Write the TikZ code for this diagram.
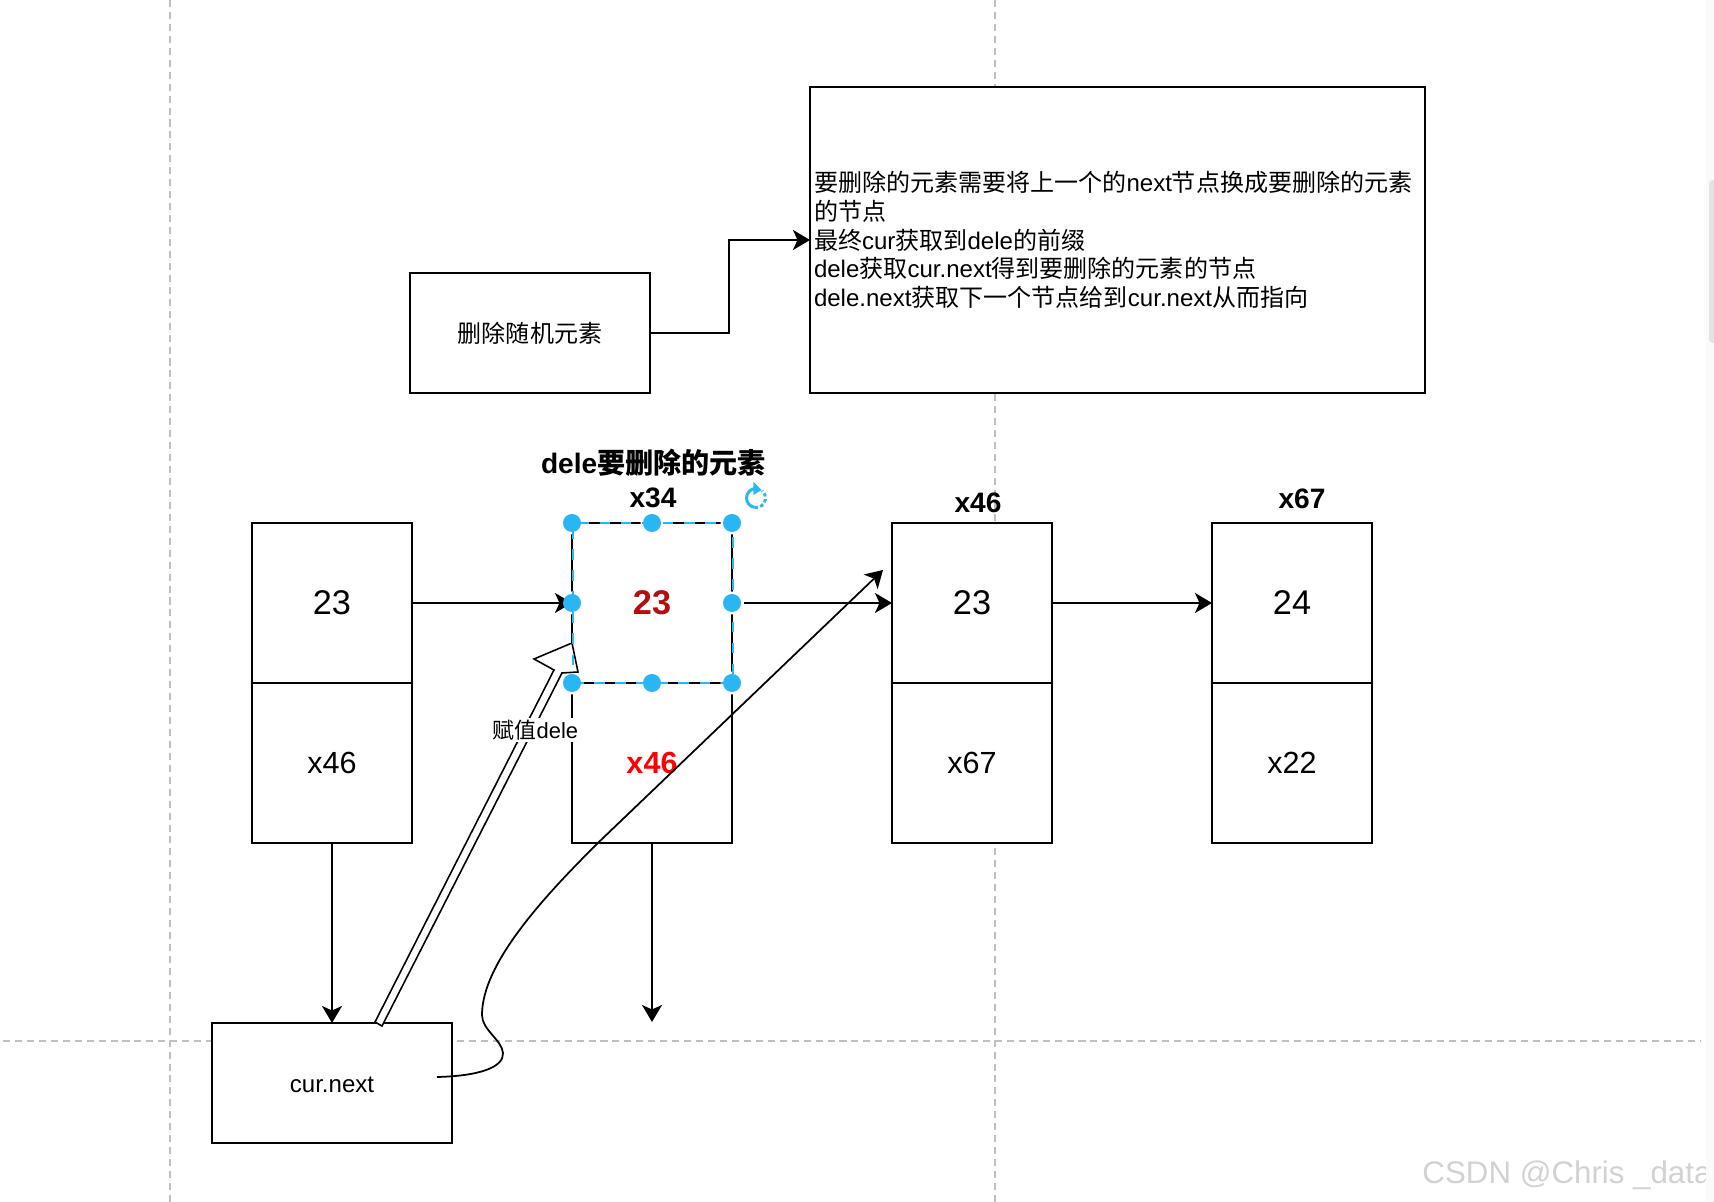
\documentclass[tikz,border=0pt]{standalone}
\usepackage{fontspec}
\setmainfont{Liberation Sans}
\newfontfamily\cjk{Noto Sans CJK SC}
\usetikzlibrary{arrows.meta, calc}
\definecolor{selblue}{HTML}{29B6F2}
\definecolor{guidegray}{HTML}{C0C0C0}
\definecolor{darkred}{HTML}{B20F0F}
\newcommand{\cn}[1]{{\cjk #1}}
\begin{document}
\begin{tikzpicture}[
    every node/.style={font=\fontsize{6.84}{8.2}\selectfont},
    box/.style={draw, fill=white, line width=0.6pt, inner sep=0pt, outer sep=0pt, align=center},
    cellbox/.style={box, minimum width=1.6cm, minimum height=1.6cm},
    wide/.style={box, minimum width=2.4cm, minimum height=1.2cm},
    numtext/.style={font=\fontsize{9.75}{11}\selectfont},
    addrtext/.style={font=\fontsize{8.7}{10}\selectfont},
    title/.style={font=\fontsize{8}{10}\selectfont\bfseries, inner sep=0pt},
    handle/.style={circle, fill=selblue, minimum size=0.18cm, inner sep=0pt},
    halo/.style={circle, fill=white, minimum size=0.23cm, inner sep=0pt},
    guide/.style={guidegray, line width=0.57pt, dash pattern=on 2pt off 1.4pt},
    arrow/.style={-{Stealth[length=1.7mm, width=2mm, inset=0.45mm]}, line width=0.6pt},
    hollow/.style={draw, fill=white, line width=0.45pt, line join=miter},
    thin curve/.style={line width=0.5pt}
]
\useasboundingbox (0, 0) rectangle (17.14, -12.02);

% Guides behind everything
\draw[guide] (1.695, 0) -- (1.695, -12.02);
\draw[guide] (9.95, 0) -- (9.95, -12.02);
\draw[guide] (0.03, -10.415) -- (17.01, -10.415);

% Top: description
\node[box, minimum height=3.06cm, text width=6.07cm, inner xsep=0.04cm, align=left] (note) at (11.175, -2.40)
    {\cn{要删除的元素需要将上一个的}next\cn{节点换成要删除的元素}\\
     \cn{的节点}\\
     \cn{最终}cur\cn{获取到}dele\cn{的前缀}\\
     dele\cn{获取}cur.next\cn{得到要删除的元素的节点}\\
     dele.next\cn{获取下一个节点给到}cur.next\cn{从而指向}};
\node[wide] (task) at (5.30, -3.33) {\cn{删除随机元素}};
\draw[arrow] (task.east) -- ++(0.79, 0) |- (note.west);

% List cells
\node[cellbox, numtext] (a1) at (3.32, -6.03) {23};
\node[cellbox, addrtext] (a2) at (3.32, -7.63) {x46};
\node[cellbox, numtext, text=darkred, font=\fontsize{9.75}{11}\selectfont\bfseries] (b1) at (6.52, -6.03) {23};
\node[cellbox, addrtext, text=red, font=\fontsize{8.7}{10}\selectfont\bfseries] (b2) at (6.52, -7.63) {x46};
\node[cellbox, numtext] (c1) at (9.72, -6.03) {23};
\node[cellbox, addrtext] (c2) at (9.72, -7.63) {x67};
\node[cellbox, numtext] (d1) at (12.92, -6.03) {24};
\node[cellbox, addrtext] (d2) at (12.92, -7.63) {x22};

% Titles
\node[title] (deletitle) at (6.535, -4.63) {dele\cn{要删除的元素}};
\node[title] (xb) at (6.53, -4.98) {x34};
\node[title] (xc) at (9.78, -5.03) {x46};
\node[title] (xd) at (13.02, -4.985) {x67};

% Bottom
\node[wide, text height=5.6pt] (curnext) at (3.32, -10.83) {cur.next};
\coordinate (drop) at (6.52, -10.22);
\coordinate (curvestart) at (4.37, -10.77);
\coordinate (curveend) at (8.83, -5.70);

% Halos clear the lines around the selection
\foreach \anc/\nm in {north west/hnw, north/hn, north east/hne, west/hw, east/he, south west/hsw, south/hs, south east/hse}
    \node[halo] (halo\nm) at (b1.\anc) {};

% Links
\draw[arrow] (a1.east) -- (b1.west);
\draw[arrow] (halohe.east) -- (c1.west);
\draw[arrow] (c1.east) -- (d1.west);
\draw[arrow] (a2.south) -- (curnext.north);
\draw[arrow] (b2.south) -- (drop);

% Assignment arrow
\draw[hollow] ($(curnext.north)+(0.43,0.01)$) -- (5.54, -6.70) -- (5.34, -6.59) -- (5.72, -6.43)
    -- (5.78, -6.72) -- (5.62, -6.73) -- ($(curnext.north)+(0.50,-0.03)$) -- cycle;
\node[fill=white, inner sep=0.5pt, font=\fontsize{6.24}{8}\selectfont] (assign) at (5.355, -7.30) {\cn{赋值}dele};

% Curved link
\draw[arrow, thin curve] (curvestart) .. controls (4.80, -10.76) and (5.04, -10.67) .. (5.03, -10.53)
    .. controls (5.02, -10.40) and (4.82, -10.30) .. (4.82, -10.15)
    .. controls (4.82, -9.65) and (5.40, -9.00) .. (6.01, -8.40) -- (curveend);

% Selection overlay
\node[draw=selblue, dashed, line width=0.5pt, minimum width=1.6cm, minimum height=1.6cm, xshift=0.3pt] (sel) at (b1) {};
\foreach \anc/\nm in {north west/hnw, north/hn, north east/hne, west/hw, east/he, south west/hsw, south/hs, south east/hse}
    \node[handle] (\nm) at (b1.\anc) {};

% Rotate icon
\coordinate (rot) at (7.56, -4.98);
\draw[selblue, line width=0.85pt] (rot) ++(90:0.095) arc (90:260:0.095);
\draw[selblue, line width=0.85pt, dash pattern=on 1pt off 0.7pt] (rot) ++(260:0.095) arc (260:410:0.095);
\fill[selblue] (7.533, -4.817) -- (7.617, -4.90) -- (7.533, -4.95) -- cycle;

% Watermark and scrollbar of the screenshot
\node[text=gray!35, font=\fontsize{8.9}{10}\selectfont, inner sep=0pt] (mark) at (15.67, -11.75) {CSDN @Chris \_data};
\fill[gray!4] (17.06, 0) rectangle (17.14, -12.02);
\fill[gray!22, rounded corners=0.04cm] (17.09, -1.80) rectangle (17.20, -3.43);

\end{tikzpicture}
\end{document}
☆ ☆ ☆ ☆ ☆
* **WRITTEN REQUEST**: Make an exact copy of the lines from the top of the material through the line with "0) |- (note.west);", pictures excluded.

* **WRITTEN RESPONSE**:
Write the TikZ code for this diagram.
\documentclass[tikz,border=0pt]{standalone}
\usepackage{fontspec}
\setmainfont{Liberation Sans}
\newfontfamily\cjk{Noto Sans CJK SC}
\usetikzlibrary{arrows.meta, calc}
\definecolor{selblue}{HTML}{29B6F2}
\definecolor{guidegray}{HTML}{C0C0C0}
\definecolor{darkred}{HTML}{B20F0F}
\newcommand{\cn}[1]{{\cjk #1}}
\begin{document}
\begin{tikzpicture}[
    every node/.style={font=\fontsize{6.84}{8.2}\selectfont},
    box/.style={draw, fill=white, line width=0.6pt, inner sep=0pt, outer sep=0pt, align=center},
    cellbox/.style={box, minimum width=1.6cm, minimum height=1.6cm},
    wide/.style={box, minimum width=2.4cm, minimum height=1.2cm},
    numtext/.style={font=\fontsize{9.75}{11}\selectfont},
    addrtext/.style={font=\fontsize{8.7}{10}\selectfont},
    title/.style={font=\fontsize{8}{10}\selectfont\bfseries, inner sep=0pt},
    handle/.style={circle, fill=selblue, minimum size=0.18cm, inner sep=0pt},
    halo/.style={circle, fill=white, minimum size=0.23cm, inner sep=0pt},
    guide/.style={guidegray, line width=0.57pt, dash pattern=on 2pt off 1.4pt},
    arrow/.style={-{Stealth[length=1.7mm, width=2mm, inset=0.45mm]}, line width=0.6pt},
    hollow/.style={draw, fill=white, line width=0.45pt, line join=miter},
    thin curve/.style={line width=0.5pt}
]
\useasboundingbox (0, 0) rectangle (17.14, -12.02);

% Guides behind everything
\draw[guide] (1.695, 0) -- (1.695, -12.02);
\draw[guide] (9.95, 0) -- (9.95, -12.02);
\draw[guide] (0.03, -10.415) -- (17.01, -10.415);

% Top: description
\node[box, minimum height=3.06cm, text width=6.07cm, inner xsep=0.04cm, align=left] (note) at (11.175, -2.40)
    {\cn{要删除的元素需要将上一个的}next\cn{节点换成要删除的元素}\\
     \cn{的节点}\\
     \cn{最终}cur\cn{获取到}dele\cn{的前缀}\\
     dele\cn{获取}cur.next\cn{得到要删除的元素的节点}\\
     dele.next\cn{获取下一个节点给到}cur.next\cn{从而指向}};
\node[wide] (task) at (5.30, -3.33) {\cn{删除随机元素}};
\draw[arrow] (task.east) -- ++(0.79, 0) |- (note.west);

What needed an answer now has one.